Marcus, 48, had been CEO for less than two months before agreeing to Comcast’s $45 billion takeover offer in February. The parachute payout represents an almost eightfold increase over his compensation of $10.1 million in 2012, when he was chief operating officer.


Wendy’s plans to go mobile

Wendy’s is rolling out a program that lets customers pay using their smartphones, following a similar plans unveiled by Burger King this week.

The Wendy’s Co., based in Dublin, has been testing the mobile payment option over the past year and said the majority of its roughly 5,800 U.S. locations are now ready to accept the payments.

Walmart offers comparisons

The “Every Day Low Price” king is trying to shake up the world of pricing once again. Walmart told the Associated Press that it has rolled out an online tool that allows shoppers to compare its prices on 80,000 food and household products to those of its competitors.

The world’s largest retailer began offering the feature that’s called “Savings Catcher” on its website late last month in seven big markets that include Dallas, San Diego and Atlanta.
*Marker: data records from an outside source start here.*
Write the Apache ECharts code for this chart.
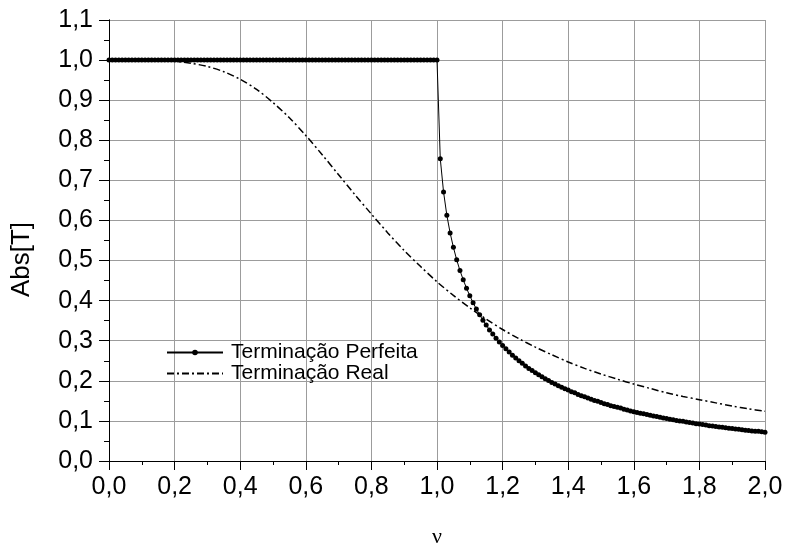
<!DOCTYPE html>
<html>
<head>
<meta charset="utf-8">
<script src="https://cdn.jsdelivr.net/npm/echarts@6/dist/echarts.min.js"></script>
<style>
  html, body { margin: 0; padding: 0; background: #fff; }
  #main { width: 785px; height: 550px; }
</style>
</head>
<body>
<div id="main"></div>
<script>
  // frequencia normalizada (passo 0,01)
  var nuPerf = [
    0.00, 0.01, 0.02, 0.03, 0.04, 0.05, 0.06, 0.07, 0.08, 0.09,
    0.10, 0.11, 0.12, 0.13, 0.14, 0.15, 0.16, 0.17, 0.18, 0.19,
    0.20, 0.21, 0.22, 0.23, 0.24, 0.25, 0.26, 0.27, 0.28, 0.29,
    0.30, 0.31, 0.32, 0.33, 0.34, 0.35, 0.36, 0.37, 0.38, 0.39,
    0.40, 0.41, 0.42, 0.43, 0.44, 0.45, 0.46, 0.47, 0.48, 0.49,
    0.50, 0.51, 0.52, 0.53, 0.54, 0.55, 0.56, 0.57, 0.58, 0.59,
    0.60, 0.61, 0.62, 0.63, 0.64, 0.65, 0.66, 0.67, 0.68, 0.69,
    0.70, 0.71, 0.72, 0.73, 0.74, 0.75, 0.76, 0.77, 0.78, 0.79,
    0.80, 0.81, 0.82, 0.83, 0.84, 0.85, 0.86, 0.87, 0.88, 0.89,
    0.90, 0.91, 0.92, 0.93, 0.94, 0.95, 0.96, 0.97, 0.98, 0.99,
    1.00, 1.01, 1.02, 1.03, 1.04, 1.05, 1.06, 1.07, 1.08, 1.09,
    1.10, 1.11, 1.12, 1.13, 1.14, 1.15, 1.16, 1.17, 1.18, 1.19,
    1.20, 1.21, 1.22, 1.23, 1.24, 1.25, 1.26, 1.27, 1.28, 1.29,
    1.30, 1.31, 1.32, 1.33, 1.34, 1.35, 1.36, 1.37, 1.38, 1.39,
    1.40, 1.41, 1.42, 1.43, 1.44, 1.45, 1.46, 1.47, 1.48, 1.49,
    1.50, 1.51, 1.52, 1.53, 1.54, 1.55, 1.56, 1.57, 1.58, 1.59,
    1.60, 1.61, 1.62, 1.63, 1.64, 1.65, 1.66, 1.67, 1.68, 1.69,
    1.70, 1.71, 1.72, 1.73, 1.74, 1.75, 1.76, 1.77, 1.78, 1.79,
    1.80, 1.81, 1.82, 1.83, 1.84, 1.85, 1.86, 1.87, 1.88, 1.89,
    1.90, 1.91, 1.92, 1.93, 1.94, 1.95, 1.96, 1.97, 1.98, 1.99,
    2.00
  ]

  var absPerf = [
    1, 1, 1, 1, 1, 1, 1, 1, 1, 1,
    1, 1, 1, 1, 1, 1, 1, 1, 1, 1,
    1, 1, 1, 1, 1, 1, 1, 1, 1, 1,
    1, 1, 1, 1, 1, 1, 1, 1, 1, 1,
    1, 1, 1, 1, 1, 1, 1, 1, 1, 1,
    1, 1, 1, 1, 1, 1, 1, 1, 1, 1,
    1, 1, 1, 1, 1, 1, 1, 1, 1, 1,
    1, 1, 1, 1, 1, 1, 1, 1, 1, 1,
    1, 1, 1, 1, 1, 1, 1, 1, 1, 1,
    1, 1, 1, 1, 1, 1, 1, 1, 1, 1,
    1.000, 0.754, 0.671, 0.613, 0.569, 0.533, 0.502, 0.475, 0.452, 0.431,
    0.412, 0.395, 0.379, 0.365, 0.351, 0.339, 0.327, 0.317, 0.306, 0.297,
    0.288, 0.280, 0.272, 0.264, 0.257, 0.250, 0.244, 0.237, 0.231, 0.226,
    0.220, 0.215, 0.210, 0.205, 0.201, 0.196, 0.192, 0.188, 0.184, 0.180,
    0.177, 0.173, 0.170, 0.166, 0.163, 0.160, 0.157, 0.154, 0.151, 0.149,
    0.146, 0.143, 0.141, 0.138, 0.136, 0.134, 0.132, 0.129, 0.127, 0.125,
    0.123, 0.121, 0.119, 0.118, 0.116, 0.114, 0.112, 0.111, 0.109, 0.107,
    0.106, 0.104, 0.103, 0.101, 0.100, 0.099, 0.097, 0.096, 0.095, 0.093,
    0.092, 0.091, 0.090, 0.088, 0.087, 0.086, 0.085, 0.084, 0.083, 0.082,
    0.081, 0.080, 0.079, 0.078, 0.077, 0.076, 0.075, 0.074, 0.074, 0.073,
    0.072
  ]

  // terminacao real (passo 0,05)
  var nuReal = [
    0.00, 0.05, 0.10, 0.15, 0.20, 0.25, 0.30, 0.35, 0.40, 0.45,
    0.50, 0.55, 0.60, 0.65, 0.70, 0.75, 0.80, 0.85, 0.90, 0.95,
    1.00, 1.05, 1.10, 1.15, 1.20, 1.25, 1.30, 1.35, 1.40, 1.45,
    1.50, 1.55, 1.60, 1.65, 1.70, 1.75, 1.80, 1.85, 1.90, 1.95,
    2.00
  ]
  var absReal = [
    1.000, 1.000, 1.000, 0.999, 0.997, 0.992, 0.984, 0.971, 0.952, 0.927,
    0.894, 0.856, 0.812, 0.764, 0.714, 0.664, 0.616, 0.569, 0.525, 0.485,
    0.447, 0.413, 0.382, 0.354, 0.328, 0.305, 0.284, 0.265, 0.247, 0.231,
    0.217, 0.204, 0.192, 0.181, 0.170, 0.161, 0.153, 0.145, 0.137, 0.130,
    0.124
  ]

  var serieNames = ['Terminação Perfeita', 'Terminação Real']

  function pares(xs, ys) {
    return xs.map(function (x, i) { return [x, ys[i]] })
  }
  function virgula(v) {
    return v.toFixed(1).replace('.', ',')
  }

  var myChart = echarts.init(document.getElementById('main'), null, { renderer: 'canvas' })
  var fonte = 'Liberation Sans, Arial, sans-serif'
  var cinza = '#9c9c9c'

  var option = {
    animation: false,
    backgroundColor: '#fff',
    textStyle: { fontFamily: fonte, color: '#000' },
    grid: { left: 109, right: 20, top: 20, bottom: 89, outerBoundsMode: 'none' },
    legend: {
      data: [
        { name: serieNames[0] },
        { name: serieNames[1], itemStyle: { opacity: 0 } }
      ],
      orient: 'vertical',
      left: 161,
      top: 337,
      itemWidth: 56,
      itemHeight: 7,
      itemGap: 0,
      textStyle: { fontSize: 21, color: '#000', fontFamily: fonte, padding: [0, 0, 0, 3] }
    },
    xAxis: [
      {
        type: 'value',
        min: 0,
        max: 2,
        interval: 0.2,
        name: 'ν',
        nameLocation: 'middle',
        nameGap: 65,
        nameTextStyle: { fontSize: 22, fontFamily: 'Liberation Serif, Times New Roman, serif', color: '#000' },
        axisLine: { show: true, onZero: false, lineStyle: { color: '#000', width: 1 } },
        axisTick: { show: true, length: 9, lineStyle: { color: '#000' } },
        minorTick: { show: true, splitNumber: 2, length: 4, lineStyle: { color: '#000' } },
        axisLabel: { fontSize: 25, color: '#000', margin: 14, formatter: virgula },
        splitLine: { show: true, lineStyle: { color: cinza, width: 1 } }
      },
      {
        type: 'value',
        position: 'top',
        min: 0,
        max: 2,
        interval: 0.2,
        axisLine: { show: true, lineStyle: { color: '#000', width: 1 } },
        axisTick: { show: true, inside: true, length: 5, lineStyle: { color: '#000' } },
        minorTick: { show: true, splitNumber: 2, length: 4, lineStyle: { color: '#000' } },
        axisLabel: { show: false },
        splitLine: { show: false }
      }
    ],
    yAxis: [
      {
        type: 'value',
        min: 0,
        max: 1.1,
        interval: 0.1,
        name: 'Abs[T]',
        nameLocation: 'middle',
        nameGap: 74,
        nameTextStyle: { fontSize: 26, color: '#000', fontFamily: fonte, padding: [0, 38, 0, 0] },
        axisLine: { show: true, onZero: false, lineStyle: { color: '#000', width: 1 } },
        axisTick: { show: true, length: 10, lineStyle: { color: '#000' } },
        minorTick: { show: true, splitNumber: 2, length: 5, lineStyle: { color: '#000' } },
        axisLabel: { fontSize: 25, color: '#000', margin: 16, formatter: virgula },
        splitLine: { show: true, lineStyle: { color: cinza, width: 1 } }
      },
      {
        type: 'value',
        position: 'right',
        min: 0,
        max: 1.1,
        interval: 0.1,
        axisLine: { show: true, lineStyle: { color: '#000', width: 1 } },
        axisTick: { show: true, inside: true, length: 4, lineStyle: { color: '#000' } },
        minorTick: { show: true, splitNumber: 2, length: 4, lineStyle: { color: '#000' } },
        axisLabel: { show: false },
        splitLine: { show: false }
      }
    ],
    series: [
      {
        name: serieNames[0],
        type: 'line',
        data: pares(nuPerf, absPerf),
        symbol: 'circle',
        symbolSize: 5,
        showAllSymbol: true,
        itemStyle: { color: '#000' },
        lineStyle: { color: '#000', width: 1 },
        z: 3
      },
      {
        name: serieNames[1],
        type: 'line',
        data: pares(nuReal, absReal),
        smooth: 0.3,
        symbol: 'none',
        itemStyle: { color: '#000' },
        lineStyle: { color: '#000', width: 1.5, type: [7, 3, 2, 3] },
        z: 2
      }
    ]
  }

  myChart.setOption(option)
</script>
</body>
</html>
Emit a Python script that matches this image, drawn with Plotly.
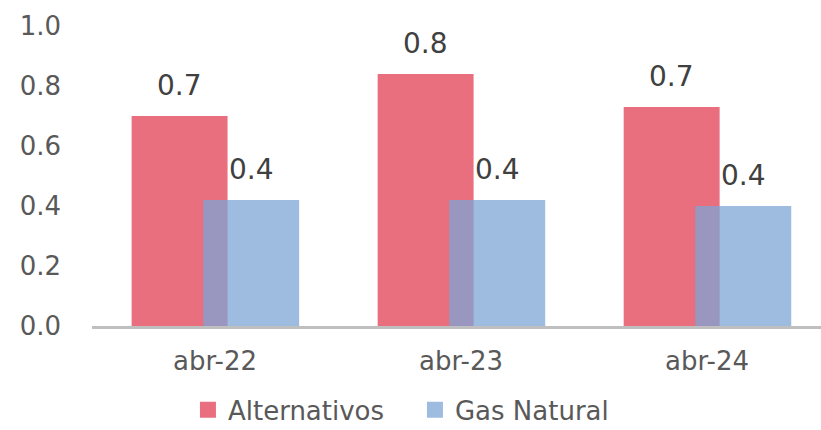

Judge upholds bank charges

Retailers including Wal-Mart Stores Inc. and Target Corp. were handed a defeat by a federal appeals court, which upheld a Federal Reserve rule that banks can charge them as much as 21 cents to process debit-card transactions.

The Fed’s rules “generally rest on reasonable constructions of the statute,” Judge David Tatel of the U.S. Court of Appeals in Washington wrote for a three-judge panel. The ruling resulted from the Fed’s appeal of July decision by a federal judge who threw out the fee cap, saying the central bank added in costs it wasn’t allowed to consider under what is called the Dodd-Frank law, inflating debit-card transaction fees by billions of dollars. The retailers argued that under the law they were entitled to a lower cap.


Honda achieves milestone

Honda has built 10 million Accords in the United States. The company’s Marysville plant hit the milestone about 10:20 a.m. Thursday when a silver sedan rolled off the assembly line and parked so that the media members and employees could take a look.

On hand for the occasion was the first Accord built in the Marysville plant, in 1982; it is nicknamed “001” and usually housed at the Henry Ford Museum in Dearborn, Mich. Honda needed six years to make its first 1 million Accords at the plant. It now makes that many of its flagship midsize sedan every two to four years, depending on demand and the mix of vehicles being made.